In brief - Carnemolla v Arcadia Funds Management Ltd [2020] NSWCA 308 affirms decision that a shopping centre did not breach its duty of care in a slip and fall case where the centre could demonstrate an adequate cleaning regime and the plaintiff could not establish there was water on the terrazzo floor

The duty owed by retailers and shopping centre operators to prevent slips and falls remains a high one. However, the recent affirmed decision of Carnemolla demonstrates that where a defendant has a good defence supported by a detailed incident report, they can succeed. If the facts do not support the position of the claimant, the court won't allow them to rely on expert opinion that goes too far, in this case - that an entire floor needs to be replaced.

Plaintiff claims she slipped on water but existence of water contested by incident report 

The plaintiff/applicant was a 40-year-old disability support pensioner who slipped and fell outside the women's toilets at the Neeta City Shopping Centre, fracturing her patella.

The Centre delegated cleaning to a contract cleaner, which it required to inspect bathroom areas at least every 20 minutes. At trial, the plaintiff accepted this was a reasonable system and that the area had in fact been inspected 12 minutes beforehand. The plaintiff's claim proceeded on the basis that she slipped on water. Further, in reliance on an expert report, that the centre should have replaced the terrazzo tiles because they were slippery when wet.

The existence of water was contested where a detailed incident report stated that, despite the cleaners who attended, they were unable to detect any water or skid marks indicating the fall.

New South Wales Court of Appeal upholds decision and dismisses appeal

The trial judge found that the plaintiff had not met her onus of proving that she slipped on water, noting that she presented no direct evidence of the same. The Court made it clear that an inference that water was present cannot be drawn merely because someone has slipped. 

The Court dismissed the expert's opinion on the following bases:

  1. His opinion was based on an assumption that the plaintiff had slipped on water, which the Court found to be mere "surmise" on his part;

  2. The expert opined that several steps could be taken to ensure a safe surface. These included installing a safe floor that had sufficient slip resistant properties even when wet; and

  3. The expert did not discuss the cost of replacing the terrazzo floors.

The Court of Appeal upheld the lower Court's decision and dismissed the appeal, confirming the trial judge's alternative findings of fact on the principal issue of fact - that either (i) there was no water present or, (ii) that she was not satisfied the plaintiff slipped on water.

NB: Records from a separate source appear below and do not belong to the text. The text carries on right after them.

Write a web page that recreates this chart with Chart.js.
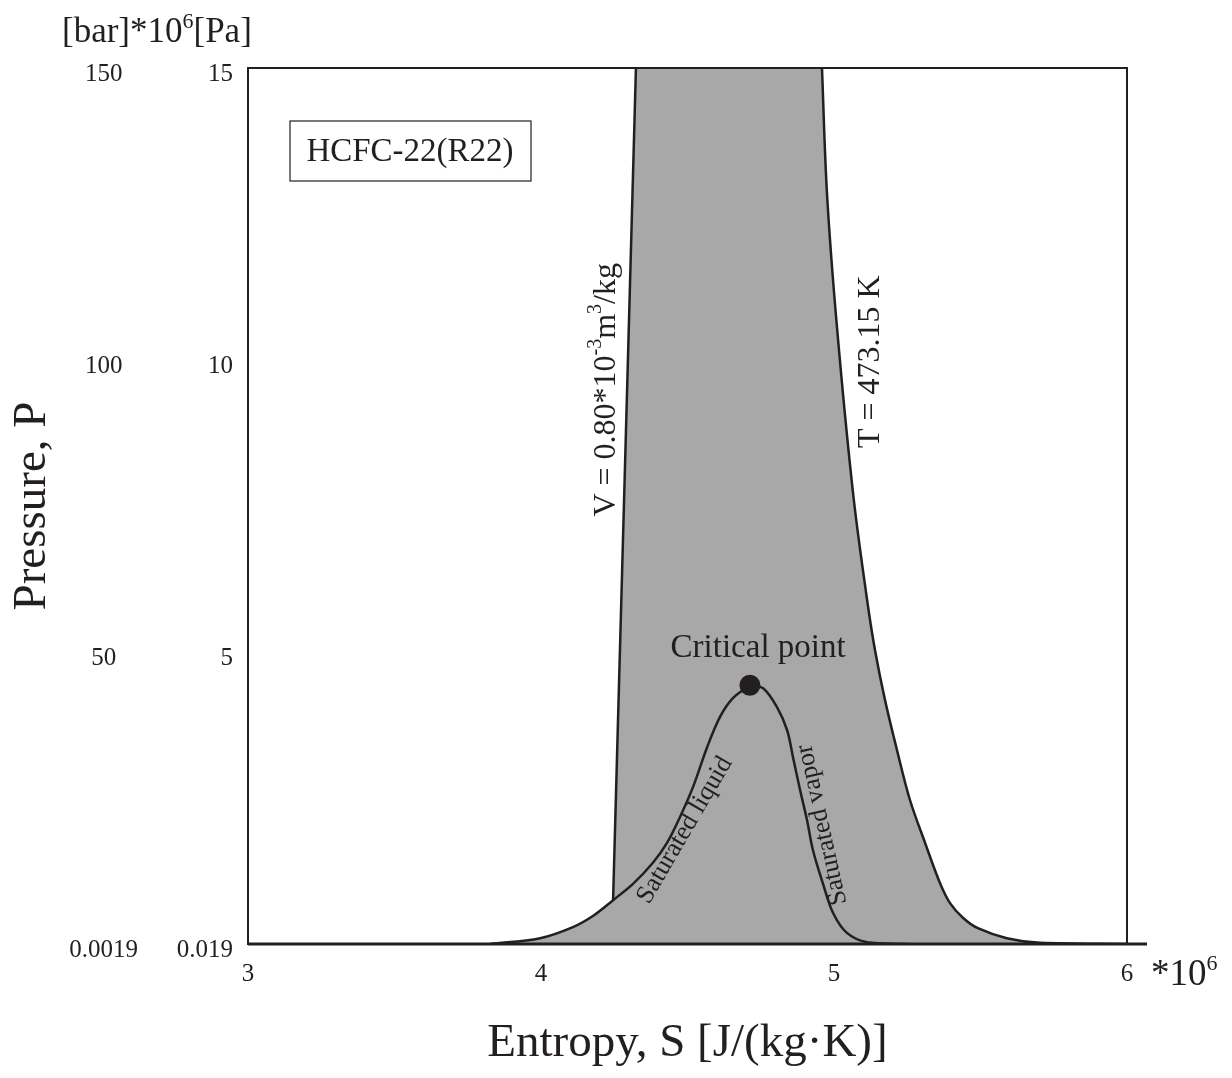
<!DOCTYPE html>
<html>
<head>
<meta charset="utf-8">
<title>HCFC-22 (R22) P-S diagram</title>
<script src="https://cdn.jsdelivr.net/npm/chart.js@4.4.1/dist/chart.umd.min.js"></script>
<style>
  html, body { margin: 0; padding: 0; background: #fff; }
  #wrap { width: 1232px; height: 1078px; position: relative; }
</style>
</head>
<body>
<div id="wrap"><canvas id="psChart"></canvas></div>
<script>
// S in 10^6 J/(kg K), P in 10^6 Pa
const satLiquidS = [3.826, 3.997, 4.109, 4.177, 4.246, 4.314, 4.382, 4.430, 4.474, 4.519, 4.567, 4.611, 4.655, 4.713];
const satLiquidP = [0, 0.10, 0.29, 0.48, 0.75, 1.03, 1.39, 1.73, 2.17, 2.69, 3.37, 3.89, 4.21, 4.43];
const satVaporS = [4.713, 4.758, 4.805, 4.840, 4.860, 4.884, 4.908, 4.928, 4.962, 4.997, 5.044, 5.113, 5.249];
const satVaporP = [4.43, 4.38, 4.06, 3.66, 3.20, 2.64, 2.12, 1.61, 1.04, 0.53, 0.19, 0.03, 0];
const isothermS = [4.959, 4.976, 5.010, 5.065, 5.113, 5.140, 5.174, 5.215, 5.259, 5.311, 5.362, 5.396, 5.440, 5.491, 5.590, 5.703, 6.0];
const isothermP = [15, 12.86, 10.57, 7.72, 5.89, 5.03, 4.18, 3.32, 2.47, 1.73, 1.04, 0.70, 0.45, 0.27, 0.10, 0.02, 0];
const isochoreS = [4.246, 4.324];
const isochoreP = [0.75, 15];
const criticalS = [4.713];
const criticalP = [4.43];

const xTicks = [3, 4, 5, 6];
const paTicks = [0, 5, 10, 15];
const paLabels = ['0.019', '5', '10', '15'];
const barLabels = ['0.0019', '50', '100', '150'];

const ink = '#231f20';
const shade = '#a8a8a8';
const serif = '"Liberation Serif", "Times New Roman", serif';

function pts(xs, ys) {
  return xs.map((x, i) => ({ x: x, y: ys[i] }));
}

function curve(label, data, extra) {
  return Object.assign({
    label: label,
    data: data,
    borderColor: ink,
    borderWidth: 2.5,
    backgroundColor: shade,
    fill: 'origin',
    pointRadius: 0,
    tension: 0.35
  }, extra || {});
}

// draws text pieces [text, size, rise] one after another, centred on (0,0)
function drawRuns(ctx, parts) {
  let w = 0;
  parts.forEach(p => { ctx.font = p[1] + 'px ' + serif; w += ctx.measureText(p[0]).width; });
  let cx = -w / 2;
  parts.forEach(p => {
    ctx.font = p[1] + 'px ' + serif;
    ctx.fillText(p[0], cx, -(p[2] || 0));
    cx += ctx.measureText(p[0]).width;
  });
}

function label(chart, s, p, deg, parts) {
  const { ctx, scales } = chart;
  ctx.save();
  ctx.translate(scales.x.getPixelForValue(s), scales.y.getPixelForValue(p));
  ctx.rotate(deg * Math.PI / 180);
  ctx.textAlign = 'left';
  ctx.textBaseline = 'middle';
  ctx.fillStyle = ink;
  drawRuns(ctx, parts);
  ctx.restore();
}

function inline(ctx, parts, x, y) {
  parts.forEach(p => {
    ctx.font = p[1] + 'px ' + serif;
    ctx.fillText(p[0], x, y - p[2]);
    x += ctx.measureText(p[0]).width;
  });
}

const decor = {
  id: 'decor',
  afterDatasetsDraw(chart) {
    const { ctx, chartArea: a } = chart;
    ctx.save();
    ctx.strokeStyle = ink;
    ctx.lineWidth = 2;
    ctx.strokeRect(a.left, a.top, a.right - a.left, a.bottom - a.top);
    ctx.lineWidth = 3;
    ctx.beginPath();
    ctx.moveTo(a.left, a.bottom);
    ctx.lineTo(a.right + 20, a.bottom);
    ctx.stroke();

    // substance box
    ctx.lineWidth = 1.2;
    ctx.fillStyle = '#fff';
    ctx.fillRect(a.left + 42, a.top + 53, 241, 60);
    ctx.strokeRect(a.left + 42, a.top + 53, 241, 60);
    ctx.fillStyle = ink;
    ctx.textAlign = 'center';
    ctx.textBaseline = 'middle';
    ctx.font = '33px ' + serif;
    ctx.fillText('HCFC-22(R22)', a.left + 42 + 120, a.top + 53 + 31);

    // unit header above the pressure ticks, multiplier after the last x tick
    ctx.textAlign = 'left';
    ctx.textBaseline = 'alphabetic';
    inline(ctx, [['[bar]*10', 35, 0], ['6', 22, 14], ['[Pa]', 35, 0]], 62, 42);
    inline(ctx, [['*10', 37, 0], ['6', 22, 15]], a.right + 24, a.bottom + 41);
    ctx.restore();

    label(chart, 4.225, 9.49, -90, [['V = 0.80*10', 32, 0], ['-3', 20, 11], ['m', 32, 0], ['3', 20, 11], ['/kg', 32, 0]]);
    label(chart, 5.126, 9.97, -90, [['T = 473.15 K', 32, 0]]);
    label(chart, 4.741, 5.07, 0, [['Critical point', 33, 0]]);
    label(chart, 4.491, 1.95, -59.7, [['Saturated liquid', 26, 0]]);
    label(chart, 4.959, 2.04, -102.6, [['Saturated vapor', 26, 0]]);
  }
};

// isochore plus the top edge up to the isotherm, so the shaded band has no seam
const isochoreBand = pts(isochoreS, isochoreP).concat(pts(isothermS.slice(0, 2), isothermP.slice(0, 2)));

const ctx = document.getElementById('psChart').getContext('2d');
const psChart = new Chart(ctx, {
  type: 'line',
  data: {
    datasets: [
      curve('shaded band', isochoreBand, { borderWidth: 0, tension: 0 }),
      curve('V = 0.80*10^-3 m3/kg', pts(isochoreS, isochoreP), { tension: 0, fill: false }),
      curve('Saturated liquid', pts(satLiquidS, satLiquidP)),
      curve('Saturated vapor', pts(satVaporS, satVaporP)),
      curve('T = 473.15 K', pts(isothermS, isothermP)),
      {
        label: 'Critical point',
        data: pts(criticalS, criticalP),
        showLine: false,
        pointRadius: 10.5,
        pointBackgroundColor: ink,
        pointBorderWidth: 0,
        fill: false
      }
    ]
  },
  options: {
    responsive: true,
    maintainAspectRatio: false,
    animation: false,
    layout: { padding: { top: 68, right: 105, left: 0, bottom: 0 } },
    plugins: {
      legend: { display: false },
      tooltip: { enabled: false },
      filler: { drawTime: 'beforeDatasetsDraw' }
    },
    scales: {
      x: {
        type: 'linear',
        min: 3,
        max: 6,
        afterBuildTicks: s => { s.ticks = xTicks.map(v => ({ value: v })); },
        afterFit: s => { s.height = 134; },
        ticks: { color: ink, font: { family: serif, size: 25 }, padding: 15 },
        grid: { display: false, drawTicks: false },
        border: { display: false },
        title: {
          display: true,
          text: 'Entropy, S [J/(kg\u00b7K)]',
          color: ink,
          font: { family: serif, size: 47 },
          padding: { top: 4, bottom: 6 }
        }
      },
      y: {
        type: 'linear',
        position: 'left',
        weight: 0,
        min: 0,
        max: 15,
        afterBuildTicks: s => { s.ticks = paTicks.map(v => ({ value: v })); },
        afterFit: s => { s.width = 88; },
        ticks: {
          color: ink,
          font: { family: serif, size: 25 },
          padding: 15,
          labelOffset: 6,
          callback: (v) => paLabels[paTicks.indexOf(v)]
        },
        grid: { display: false, drawTicks: false },
        border: { display: false }
      },
      y2: {
        type: 'linear',
        position: 'left',
        weight: 1,
        min: 0,
        max: 15,
        afterBuildTicks: s => { s.ticks = paTicks.map(v => ({ value: v })); },
        afterFit: s => { s.width = 160; },
        ticks: {
          color: ink,
          font: { family: serif, size: 25 },
          padding: 22,
          labelOffset: 6,
          crossAlign: 'center',
          callback: (v) => barLabels[paTicks.indexOf(v)]
        },
        grid: { display: false, drawTicks: false },
        border: { display: false },
        title: {
          display: true,
          text: 'Pressure, P',
          color: ink,
          font: { family: serif, size: 47 },
          padding: { top: 4, bottom: 4 }
        }
      }
    }
  },
  plugins: [decor]
});
</script>
</body>
</html>
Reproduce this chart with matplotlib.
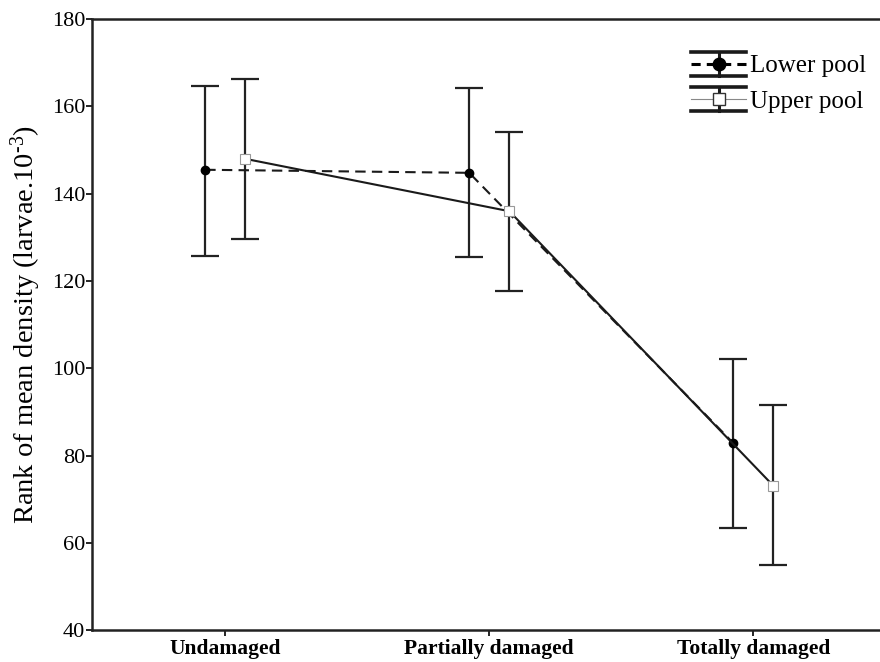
import matplotlib.pyplot as plt
import numpy as np
from matplotlib.legend_handler import HandlerBase
from matplotlib.lines import Line2D

categories = ['Undamaged', 'Partially damaged', 'Totally damaged']

lower_mean = [145.5, 144.8, 82.9]
lower_top = [164.6, 164.3, 102.2]
lower_bot = [125.7, 125.5, 63.4]

upper_mean = [148.0, 136.0, 73.1]
upper_top = [166.2, 154.2, 91.5]
upper_bot = [129.6, 117.8, 54.9]

plt.rc('font', family='Liberation Serif')
plt.rc('mathtext', fontset='custom', rm='Liberation Serif', it='Liberation Serif:italic')


class ErrHandler(HandlerBase):
    def __init__(self, ls, lw, color, marker, mfc, mec, ms):
        HandlerBase.__init__(self)
        self.ls, self.lw, self.color = ls, lw, color
        self.marker, self.mfc, self.mec, self.ms = marker, mfc, mec, ms

    def create_artists(self, legend, orig_handle, xdescent, ydescent,
                       width, height, fontsize, trans):
        xm = width / 2 - xdescent
        ym = height / 2 - ydescent
        h = height * 0.44
        arts = []
        arts.append(Line2D([-xdescent, width - xdescent], [ym, ym], ls=self.ls,
                           lw=self.lw, color=self.color))
        arts.append(Line2D([xm, xm], [ym - h, ym + h], lw=2.2, color='#1a1a1a'))
        for yy in (ym - h, ym + h):
            arts.append(Line2D([-xdescent, width - xdescent], [yy, yy], lw=2.6,
                               color='#1a1a1a'))
        arts.append(Line2D([xm], [ym], ls='none', marker=self.marker,
                           mfc=self.mfc, mec=self.mec, ms=self.ms))
        for a in arts:
            a.set_transform(trans)
        return arts


fig = plt.figure(figsize=(8.8, 6.62), dpi=100)
ax = fig.add_axes([0.1045, 0.048, 0.8955, 0.923])

x = np.arange(len(categories))
off = 0.076
xl = x - off
xu = x + off

low = np.array(lower_mean)
upp = np.array(upper_mean)
lerr = [low - np.array(lower_bot), np.array(lower_top) - low]
uerr = [upp - np.array(upper_bot), np.array(upper_top) - upp]

ax.errorbar(xl, low, yerr=lerr, fmt='none', ecolor='#222222', elinewidth=1.6,
            capsize=10, capthick=1.6, zorder=2)
ax.errorbar(xu, upp, yerr=uerr, fmt='none', ecolor='#222222', elinewidth=1.6,
            capsize=10, capthick=1.6, zorder=2)
ax.plot(xl, low, ls=(0, (5, 3)), color='#1a1a1a', lw=1.5, marker='o', ms=6,
        mfc='black', mec='black', zorder=3)
ax.plot(xu, upp, ls='-', color='#1a1a1a', lw=1.5, marker='s', ms=7,
        mfc='white', mec='#999999', mew=0.8, zorder=4)

ax.set_xlim(-0.505, 2.48)
ax.set_ylim(40, 180)
ax.set_yticks(np.arange(40, 181, 20))
ax.set_xticks(x)
ax.set_xticklabels(categories, fontweight='bold', fontsize=15.5)
ax.tick_params(axis='y', labelsize=16, length=4, width=1.2, pad=1)
ax.tick_params(axis='x', length=4, width=1.2, pad=2)
ax.set_ylabel(r'Rank of mean density (larvae.10$^{\text{-3}}$)', fontsize=20.5, labelpad=6)

for s in ['left', 'bottom', 'top']:
    ax.spines[s].set_linewidth(1.8)
    ax.spines[s].set_color('#222222')
ax.spines['right'].set_visible(False)

h1 = Line2D([], [])
h2 = Line2D([], [])
ax.legend([h1, h2], ['Lower pool', 'Upper pool'],
          handler_map={h1: ErrHandler((0, (3, 2)), 2.2, 'black', 'o', 'black', 'black', 9),
                       h2: ErrHandler('-', 0.8, '#888888', 's', 'white', '#333333', 9)},
          loc='upper right', bbox_to_anchor=(0.995, 0.966), frameon=False,
          fontsize=18, handlelength=2.2, handleheight=1.3, labelspacing=0.34,
          handletextpad=0.15, borderaxespad=0)

fig.savefig('out.png', dpi=100)
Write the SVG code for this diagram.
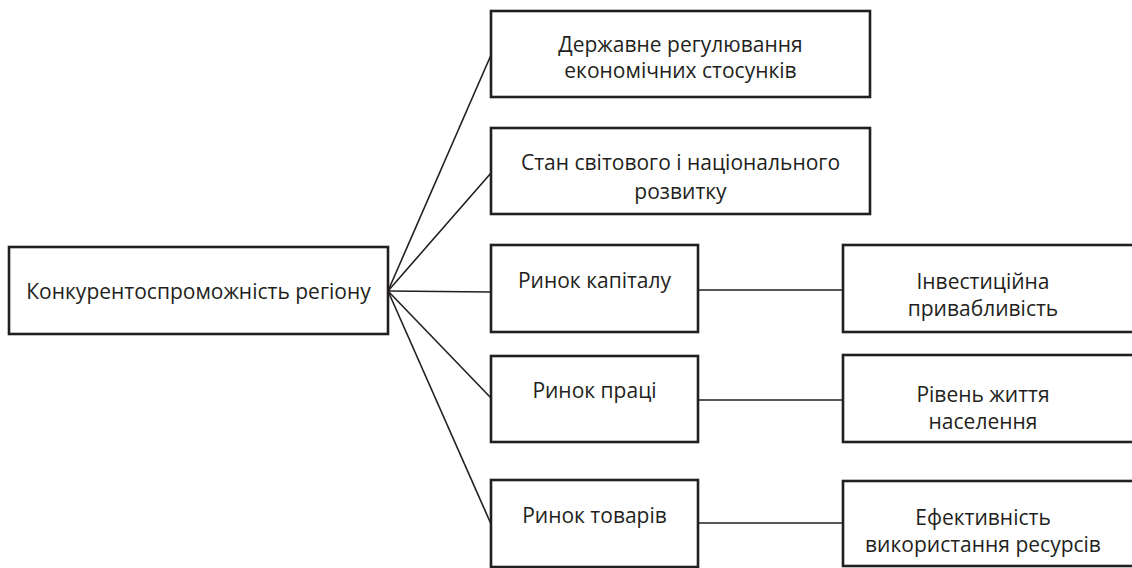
<svg xmlns="http://www.w3.org/2000/svg" width="1132" height="568" viewBox="0 0 1132 568">
<style>
.box{fill:#fff;stroke:#231f20;stroke-width:2.6}
.ln{stroke:#231f20;stroke-width:1.6;fill:none}
text{font-family:"Open Sans","Noto Sans","Liberation Sans",sans-serif;font-size:21px;fill:#231f20;text-anchor:middle}
</style>
<rect width="1132" height="568" fill="#fff"/>
<g id="connectors">
<line class="ln" x1="388" y1="291" x2="491" y2="55"/>
<line class="ln" x1="388" y1="291" x2="491" y2="173"/>
<line class="ln" x1="388" y1="291" x2="491" y2="292"/>
<line class="ln" x1="388" y1="291" x2="491" y2="398"/>
<line class="ln" x1="388" y1="291" x2="491" y2="524"/>
<line class="ln" x1="698" y1="290" x2="843" y2="290"/>
<line class="ln" x1="698" y1="400" x2="843" y2="400"/>
<line class="ln" x1="698" y1="523" x2="843" y2="523"/>
</g>
<g id="n-center"><rect class="box" x="9" y="247" width="379" height="87"/><text x="198.5" y="299">Конкурентоспроможність регіону</text></g>
<g id="n-state"><rect class="box" x="491" y="11" width="379" height="86"/><text x="680.5" y="52">Державне регулювання</text><text x="680.5" y="78">економічних стосунків</text></g>
<g id="n-world"><rect class="box" x="491" y="128" width="379" height="86"/><text x="680.5" y="170">Стан світового і національного</text><text x="680.5" y="199">розвитку</text></g>
<g id="n-capital"><rect class="box" x="491" y="245" width="207" height="87"/><text x="594.5" y="288">Ринок капіталу</text></g>
<g id="n-labour"><rect class="box" x="491" y="356" width="207" height="86"/><text x="594.5" y="398">Ринок праці</text></g>
<g id="n-goods"><rect class="box" x="491" y="480" width="207" height="87"/><text x="594.5" y="523">Ринок товарів</text></g>
<g id="n-invest"><rect class="box" x="843" y="245" width="295" height="87"/><text x="983" y="289">Інвестиційна</text><text x="983" y="316">привабливість</text></g>
<g id="n-living"><rect class="box" x="843" y="355" width="295" height="87"/><text x="983" y="402">Рівень життя</text><text x="983" y="429">населення</text></g>
<g id="n-eff"><rect class="box" x="843" y="481" width="295" height="85"/><text x="983" y="525">Ефективність</text><text x="983" y="552">використання ресурсів</text></g>
</svg>
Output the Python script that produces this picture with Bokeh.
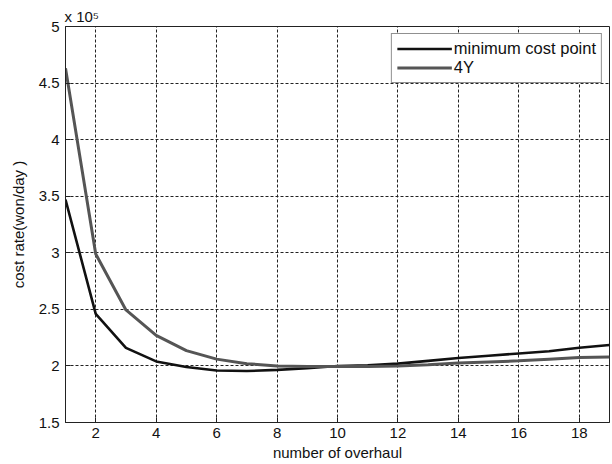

The Court also noted that had there been water on the floor, it would have demonstrated that the system of cleaning had failed; not that the system itself was not appropriate and adequate as a means of fulfilling the duty of care. There was no expert evidence which said that it was inadequate.

Key takeaways

The decision as affirmed in Carnemolla will provide some comfort for retailers: it demonstrates that, where there is either: 

  1. evidence that a reasonable system of cleaning was implemented; or 

  2. a lack of evidence that the incident involved a hazard, 

courts will reject these claims.

While we anticipate claimants will continue to make such arguments in slip and fall claims, the case shows that expert evidence or arguments for expensive solutions, such as the complete replacement of flooring, will not defeat a defence supported by an adequate system of cleaning and a lack of evidence as to the hazardous mechanism of the plaintiff's fall.